Your objective:
Starting from the top of the material, restate each line exactly until the line that contains "W, H = 876, 769", which is also copied. Pictures are excluded.

* * *

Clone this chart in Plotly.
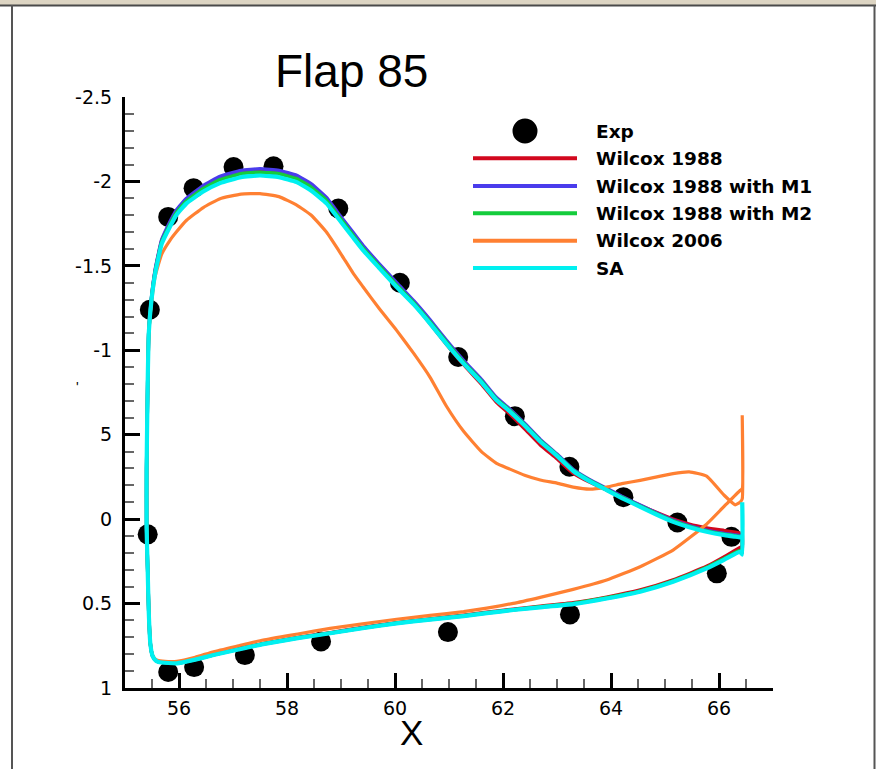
import plotly.graph_objects as go

W, H = 876, 769

# ---------------- data ----------------
EXP_X = [55.42, 55.46, 55.80, 56.27, 57.01, 57.75, 58.95, 60.09, 61.17, 62.22, 63.23, 64.23, 65.23, 66.23,
         55.80, 56.28, 57.22, 58.63, 60.98, 63.24, 65.96]
EXP_Y = [0.09, -1.24, -1.79, -1.96, -2.085, -2.09, -1.84, -1.40, -0.96, -0.61, -0.31, -0.13, 0.02, 0.105,
         0.905, 0.876, 0.805, 0.724, 0.669, 0.564, 0.321]

TE_X = 66.43

X_UPPER = [66.43, 66.39, 66.30, 66.10, 65.77, 65.45, 65.15, 64.85, 64.54, 64.20, 63.92, 63.60, 63.30, 63.00,
           62.69, 62.40, 62.10, 61.88, 61.60, 61.27, 60.95, 60.65, 60.35, 60.03, 59.70, 59.41, 59.23, 59.00,
           58.73, 58.45, 58.18, 57.85, 57.50, 57.15, 56.76, 56.45, 56.14, 55.95, 55.83, 55.68, 55.56, 55.49,
           55.44, 55.42, 55.40]
X_LOWER = [55.40, 55.42, 55.44, 55.47, 55.51, 55.57, 55.62, 55.80, 55.96, 56.30, 56.64, 57.10, 57.56, 58.20,
           58.80, 59.40, 60.03, 60.65, 61.27, 61.70, 62.19, 62.69, 63.30, 63.92, 64.54, 65.15, 65.77, 66.14,
           66.39, 66.43]

# Wilcox 1988
RED_UP = [0.085, 0.083, 0.078, 0.068, 0.052, 0.030, 0.000, -0.038, -0.082, -0.130, -0.172, -0.220, -0.272,
          -0.358, -0.440, -0.535, -0.630, -0.692, -0.800, -0.915, -1.037, -1.158, -1.273, -1.382, -1.498,
          -1.602, -1.678, -1.775, -1.890, -1.970, -2.022, -2.053, -2.063, -2.053, -2.018, -1.965, -1.892,
          -1.822, -1.750, -1.648, -1.473, -1.306, -1.108, -0.80, -0.30]
RED_LO = [0.05, 0.30, 0.55, 0.74, 0.81, 0.836, 0.844, 0.850, 0.852, 0.830, 0.802, 0.769, 0.736, 0.701, 0.672,
          0.642, 0.613, 0.591, 0.569, 0.552, 0.533, 0.516, 0.495, 0.462, 0.420, 0.360, 0.280, 0.215, 0.168, 0.160]
RED_TE = 0.083

# Wilcox 1988 with M1
BLUE_UP = [0.100, 0.098, 0.094, 0.085, 0.065, 0.038, 0.006, -0.036, -0.083, -0.135, -0.182, -0.235, -0.295,
           -0.385, -0.472, -0.568, -0.660, -0.720, -0.828, -0.940, -1.060, -1.180, -1.292, -1.400, -1.515,
           -1.620, -1.695, -1.790, -1.905, -1.985, -2.036, -2.065, -2.075, -2.065, -2.030, -1.975, -1.900,
           -1.830, -1.760, -1.655, -1.480, -1.310, -1.110, -0.80, -0.30]
BLUE_LO = [0.05, 0.30, 0.55, 0.74, 0.81, 0.837, 0.845, 0.851, 0.853, 0.831, 0.804, 0.771, 0.739, 0.704, 0.675,
           0.645, 0.616, 0.594, 0.573, 0.556, 0.537, 0.521, 0.501, 0.468, 0.427, 0.368, 0.288, 0.228, 0.188, 0.200]
BLUE_TE = 0.100

# Wilcox 1988 with M2
GREEN_UP = [0.105, 0.103, 0.099, 0.090, 0.070, 0.043, 0.011, -0.031, -0.078, -0.130, -0.177, -0.230, -0.290,
            -0.380, -0.466, -0.561, -0.652, -0.712, -0.818, -0.930, -1.050, -1.168, -1.281, -1.387, -1.502,
            -1.605, -1.680, -1.775, -1.888, -1.965, -2.016, -2.045, -2.055, -2.045, -2.010, -1.958, -1.885,
            -1.815, -1.745, -1.642, -1.468, -1.303, -1.105, -0.80, -0.30]
GREEN_LO = [0.05, 0.30, 0.55, 0.74, 0.81, 0.837, 0.845, 0.851, 0.853, 0.831, 0.803, 0.770, 0.738, 0.703, 0.674,
            0.644, 0.615, 0.593, 0.572, 0.555, 0.536, 0.519, 0.499, 0.466, 0.425, 0.366, 0.286, 0.226, 0.186, 0.198]
GREEN_TE = 0.105

# Wilcox 2006
ORANGE_UP = [-0.12, -0.10, -0.085, -0.14, -0.255, -0.28, -0.27, -0.25, -0.23, -0.21, -0.19, -0.178, -0.19,
             -0.213, -0.232, -0.26, -0.30, -0.33, -0.40, -0.52, -0.67, -0.84, -0.98, -1.118, -1.25, -1.375,
             -1.454, -1.57, -1.70, -1.80, -1.86, -1.91, -1.928, -1.925, -1.898, -1.845, -1.77, -1.70, -1.65,
             -1.57, -1.44, -1.28, -1.10, -0.80, -0.30]
ORANGE_LO = [0.05, 0.30, 0.55, 0.74, 0.806, 0.832, 0.838, 0.843, 0.842, 0.818, 0.785, 0.750, 0.716, 0.680, 0.647,
             0.620, 0.593, 0.570, 0.548, 0.527, 0.499, 0.463, 0.416, 0.361, 0.282, 0.183, 0.030, -0.090, -0.170, -0.180]
ORANGE_TE = -0.615

# SA
CYAN_UP = [0.110, 0.108, 0.104, 0.095, 0.075, 0.048, 0.016, -0.026, -0.073, -0.125, -0.172, -0.225, -0.285,
           -0.375, -0.460, -0.555, -0.645, -0.704, -0.810, -0.921, -1.040, -1.158, -1.270, -1.375, -1.490,
           -1.592, -1.665, -1.760, -1.870, -1.945, -1.996, -2.025, -2.035, -2.025, -1.990, -1.940, -1.870,
           -1.800, -1.730, -1.630, -1.456, -1.296, -1.100, -0.80, -0.30]
CYAN_LO = [0.05, 0.30, 0.55, 0.74, 0.81, 0.838, 0.846, 0.852, 0.854, 0.832, 0.805, 0.772, 0.740, 0.705, 0.676,
           0.646, 0.617, 0.595, 0.574, 0.557, 0.538, 0.522, 0.503, 0.470, 0.430, 0.371, 0.292, 0.233, 0.193, 0.210]
CYAN_TE = -0.10

SERIES = ["Wilcox 1988", "Wilcox 1988 with M1", "Wilcox 1988 with M2", "Wilcox 2006", "SA"]
COLORS = ["#d2081e", "#4a3cec", "#14cc3c", "#ff8032", "#00f0f0"]
WIDTHS = [3.5, 3.5, 3.5, 3.2, 4.2]
UPS = [RED_UP, BLUE_UP, GREEN_UP, ORANGE_UP, CYAN_UP]
LOS = [RED_LO, BLUE_LO, GREEN_LO, ORANGE_LO, CYAN_LO]
TES = [RED_TE, BLUE_TE, GREEN_TE, ORANGE_TE, CYAN_TE]

X_TICKS = [56, 58, 60, 62, 64, 66]
Y_TICKS = [-2.5, -2, -1.5, -1, -0.5, 0, 0.5, 1]
Y_TICKTEXT = ["-2.5", "-2", "-1.5", "-1", "5", "0", "0.5", "1"]

# ---------------- figure ----------------
def px_x(p):
    return p / W

def px_y(p):
    return 1 - p / H

fig = go.Figure()

fig.add_trace(go.Scatter(x=EXP_X, y=EXP_Y, mode="markers", name="Exp",
                         marker=dict(color="black", size=20, line=dict(width=0)),
                         showlegend=False))

for name, col, wd, up, lo, te in zip(SERIES, COLORS, WIDTHS, UPS, LOS, TES):
    xs = [TE_X] + X_UPPER + X_LOWER + [TE_X]
    ys = [te] + up + lo + [te]
    fig.add_trace(go.Scatter(x=xs, y=ys, mode="lines", name=name,
                             line=dict(color=col, width=wd, shape="spline", smoothing=0.4),
                             showlegend=False))

tickfont = dict(family="DejaVu Sans, Liberation Sans, Arial", size=19, color="black")

fig.update_layout(
    width=W, height=H,
    margin=dict(l=0, r=0, t=0, b=0, autoexpand=False),
    paper_bgcolor="white", plot_bgcolor="white",
    showlegend=False,
    xaxis=dict(domain=[px_x(125), px_x(773)], range=[55, 67], showgrid=False, zeroline=False,
               automargin=False,
               showline=True, linecolor="black", linewidth=3,
               ticks="inside", ticklen=15, tickwidth=3, tickcolor="black",
               tickvals=X_TICKS, ticktext=[str(v) for v in X_TICKS], tickfont=tickfont,
               ticklabelstandoff=1,
               minor=dict(dtick=0.5, tick0=55, ticks="inside", ticklen=9, tickwidth=1.5, tickcolor="#666"),
               anchor="y"),
    yaxis=dict(domain=[px_y(688), px_y(97)], range=[1, -2.5], showgrid=False, zeroline=False,
               automargin=False,
               showline=True, linecolor="black", linewidth=3,
               ticks="inside", ticklen=15, tickwidth=3, tickcolor="black",
               tickvals=Y_TICKS, ticktext=Y_TICKTEXT, tickfont=tickfont,
               ticklabelstandoff=6,
               minor=dict(dtick=0.1, tick0=0, ticks="inside", ticklen=9, tickwidth=1.5, tickcolor="#666"),
               anchor="x"),
)

shapes = []
# window frame
shapes.append(dict(type="rect", xref="paper", yref="paper", x0=0, x1=1, y0=px_y(5), y1=1,
                   fillcolor="#ddd5c3", line=dict(width=0), layer="above"))
shapes.append(dict(type="line", xref="paper", yref="paper", x0=0, x1=1, y0=px_y(5.5), y1=px_y(5.5),
                   line=dict(color="#4a4a4a", width=2), layer="above"))
shapes.append(dict(type="line", xref="paper", yref="paper", x0=px_x(12), x1=px_x(12), y0=0, y1=px_y(5),
                   line=dict(color="#555555", width=2), layer="above"))
shapes.append(dict(type="line", xref="paper", yref="paper", x0=px_x(874.5), x1=px_x(874.5), y0=0, y1=px_y(5),
                   line=dict(color="#555555", width=2), layer="above"))

# legend (drawn manually)
LEG_ROWS_Y = [131, 158.3, 186, 213.3, 240.7, 268]
shapes.append(dict(type="circle", xref="paper", yref="paper",
                   x0=px_x(525 - 12.5), x1=px_x(525 + 12.5),
                   y0=px_y(LEG_ROWS_Y[0] + 12.5), y1=px_y(LEG_ROWS_Y[0] - 12.5),
                   fillcolor="black", line=dict(width=0)))
for yy, col in zip(LEG_ROWS_Y[1:], COLORS):
    shapes.append(dict(type="line", xref="paper", yref="paper", x0=px_x(473), x1=px_x(577),
                       y0=px_y(yy), y1=px_y(yy), line=dict(color=col, width=4)))

annotations = []
for yy, label in zip(LEG_ROWS_Y, ["Exp"] + SERIES):
    annotations.append(dict(xref="paper", yref="paper", x=px_x(594), y=px_y(yy), xanchor="left",
                            yanchor="middle", text="<b>" + label + "</b>", showarrow=False,
                            font=dict(family="DejaVu Sans, Liberation Sans, Arial", size=18.5, color="black")))

annotations.append(dict(xref="paper", yref="paper", x=px_x(351.5), y=px_y(71), xanchor="center",
                        yanchor="middle", text="Flap 85", showarrow=False,
                        font=dict(family="Liberation Sans, Arial", size=46, color="black")))
annotations.append(dict(xref="paper", yref="paper", x=px_x(411), y=px_y(732), xanchor="center",
                        yanchor="middle", text="X", showarrow=False,
                        font=dict(family="Liberation Sans, Arial", size=35, color="black")))
annotations.append(dict(xref="paper", yref="paper", x=px_x(77), y=px_y(387), xanchor="center",
                        yanchor="middle", text="'", showarrow=False,
                        font=dict(family="Liberation Sans, Arial", size=14, color="black")))

fig.update_layout(shapes=shapes, annotations=annotations)

fig.write_html("out.html")
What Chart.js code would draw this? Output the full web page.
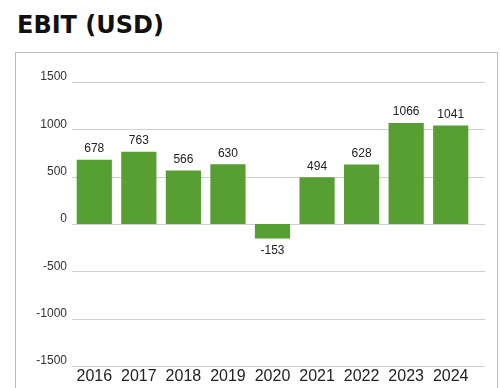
<!DOCTYPE html>
<html>
<head>
<meta charset="utf-8">
<script src="https://cdn.jsdelivr.net/npm/chart.js@4"></script>
<style>
  html, body { margin: 0; padding: 0; background: #fff; overflow: hidden; }
  body { width: 500px; height: 388px; position: relative; }
  .title {
    position: absolute; left: 17px; top: 13px;
    font-family: "DejaVu Sans", sans-serif; font-weight: bold;
    font-size: 24px; line-height: 24px; color: #111;
  }
  .box {
    position: absolute; left: 15px; top: 52px;
    width: 481px; height: 345px;
    border: 1px solid #bbb; background: #fff;
  }
  .box canvas { display: block; }
</style>
</head>
<body>
<div class="title">EBIT (USD)</div>
<div class="box"><canvas id="ebitChart" width="481" height="345"></canvas></div>
<script>
const years = ['2016', '2017', '2018', '2019', '2020', '2021', '2022', '2023', '2024'];
const ebit = [678, 763, 566, 630, -153, 494, 628, 1066, 1041];
const yTicks = [-1500, -1000, -500, 0, 500, 1000, 1500];

// horizontal grid lines run a little past the last category
const gridPlugin = {
    id: 'wideGrid',
    beforeDatasetsDraw(chart) {
        const { ctx, chartArea, scales } = chart;
        ctx.save();
        ctx.strokeStyle = '#cfcfcf';
        ctx.lineWidth = 1;
        yTicks.forEach(v => {
            const y = Math.round(scales.y.getPixelForValue(v)) + 0.5;
            ctx.beginPath();
            ctx.moveTo(chartArea.left, y);
            ctx.lineTo(chartArea.right + 12, y);
            ctx.stroke();
        });
        ctx.restore();
    }
};

// value labels above positive bars, below negative ones
const valuePlugin = {
    id: 'valueLabels',
    afterDatasetsDraw(chart) {
        const { ctx } = chart;
        const meta = chart.getDatasetMeta(0);
        ctx.save();
        ctx.font = '12px "Liberation Sans", Arial, sans-serif';
        ctx.fillStyle = '#222';
        ctx.textAlign = 'center';
        ctx.textBaseline = 'middle';
        meta.data.forEach((bar, i) => {
            const v = ebit[i];
            const y = v >= 0 ? bar.y - 11 : bar.y + 12;
            ctx.fillText(String(v), bar.x, y);
        });
        ctx.restore();
    }
};

new Chart(document.getElementById('ebitChart'), {
    type: 'bar',
    data: {
        labels: years,
        datasets: [{
            data: ebit,
            backgroundColor: '#579e33',
            borderWidth: 0,
            barPercentage: 0.79,
            categoryPercentage: 1
        }]
    },
    options: {
        responsive: false,
        animation: false,
        layout: { padding: { top: 29, right: 24, left: 0, bottom: 0 } },
        plugins: {
            legend: { display: false },
            tooltip: { enabled: false }
        },
        scales: {
            x: {
                grid: { display: false, drawTicks: false },
                border: { display: false },
                ticks: {
                    color: '#222',
                    padding: 1,
                    maxRotation: 0,
                    font: { family: '"Liberation Sans", Arial, sans-serif', size: 16 }
                },
                afterFit(scale) { scale.height = 32; }
            },
            y: {
                min: -1500,
                max: 1500,
                grid: { display: false, drawTicks: false },
                border: { display: false },
                ticks: {
                    stepSize: 500,
                    color: '#333',
                    padding: 5,
                    labelOffset: -5,
                    font: { family: '"Liberation Sans", Arial, sans-serif', size: 12 },
                    callback: v => String(v)
                },
                afterFit(scale) { scale.width = 56; }
            }
        }
    },
    plugins: [gridPlugin, valuePlugin]
});
</script>
</body>
</html>
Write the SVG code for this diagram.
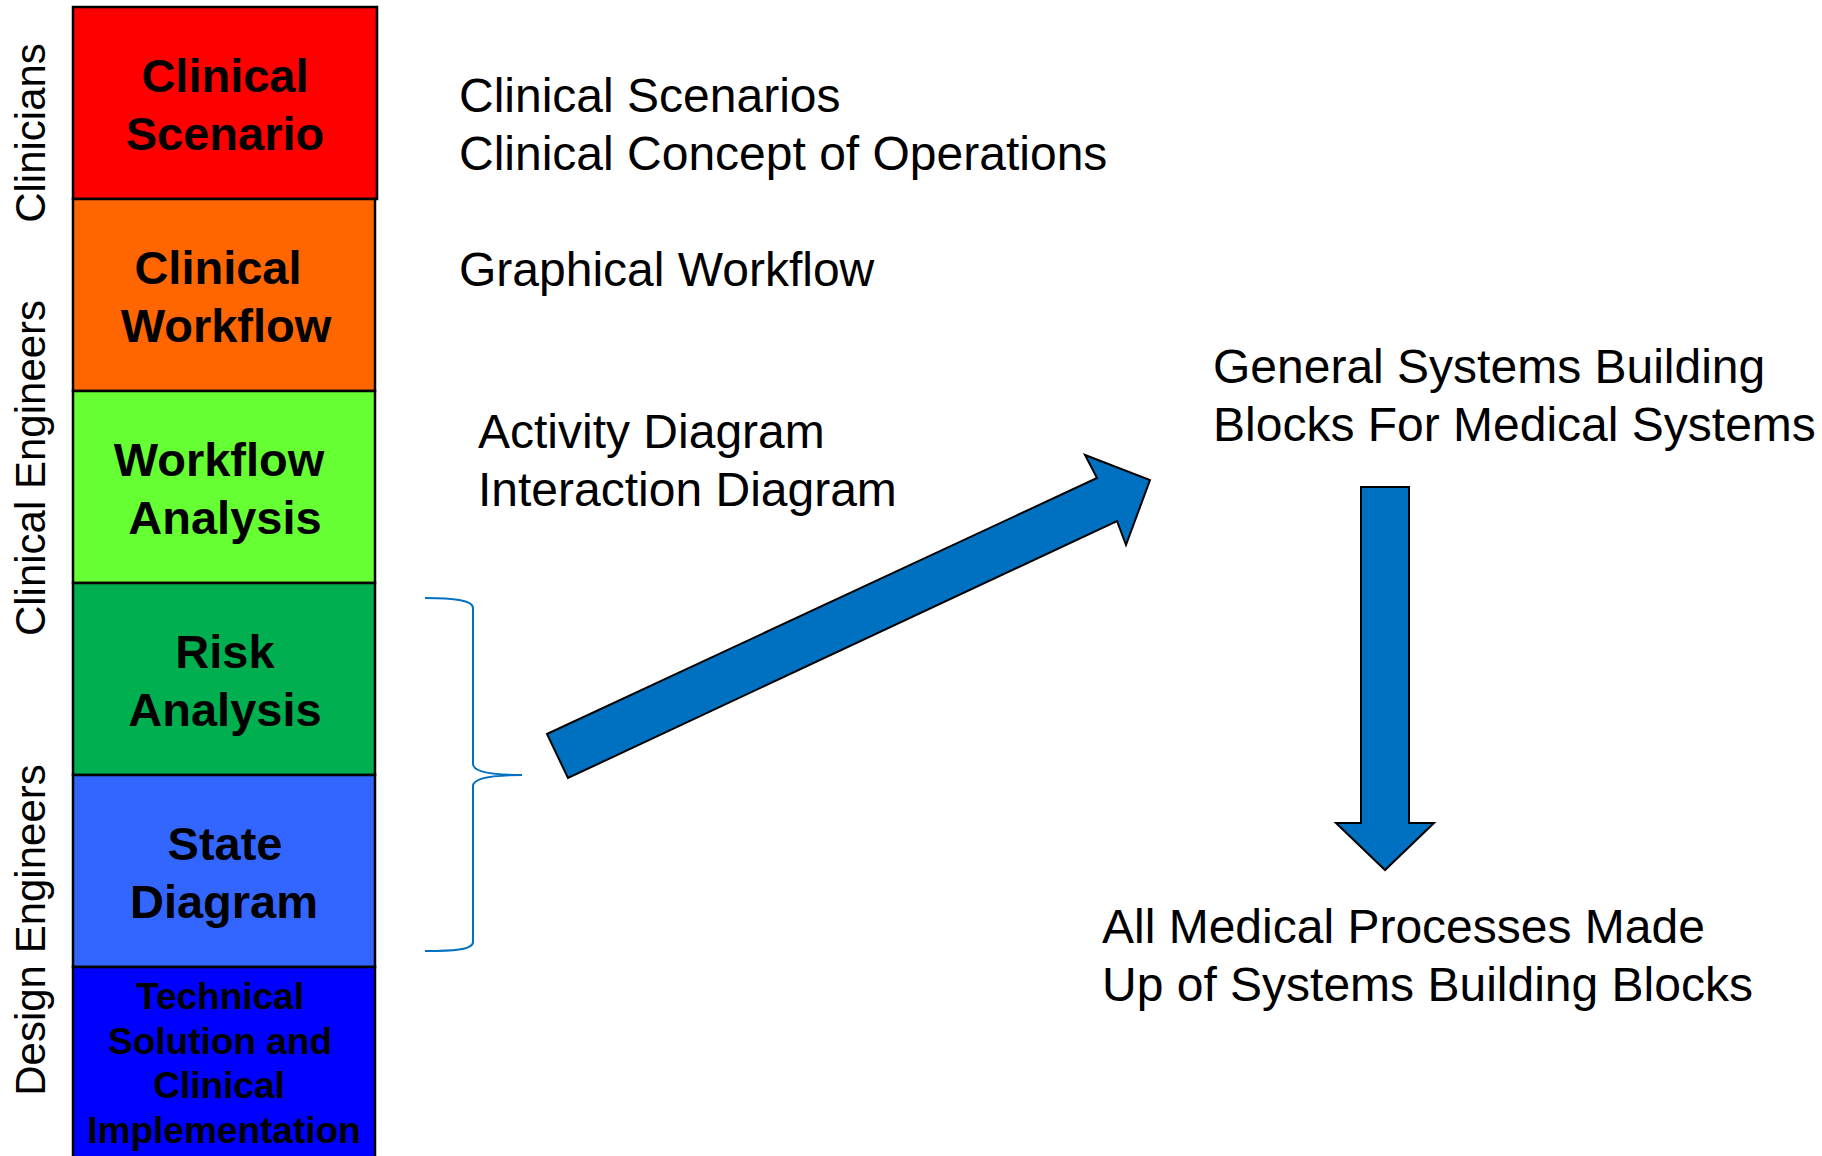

* * *

Final result:
Clone this chart in Plotly.
import plotly.graph_objects as go

W, H = 876, 769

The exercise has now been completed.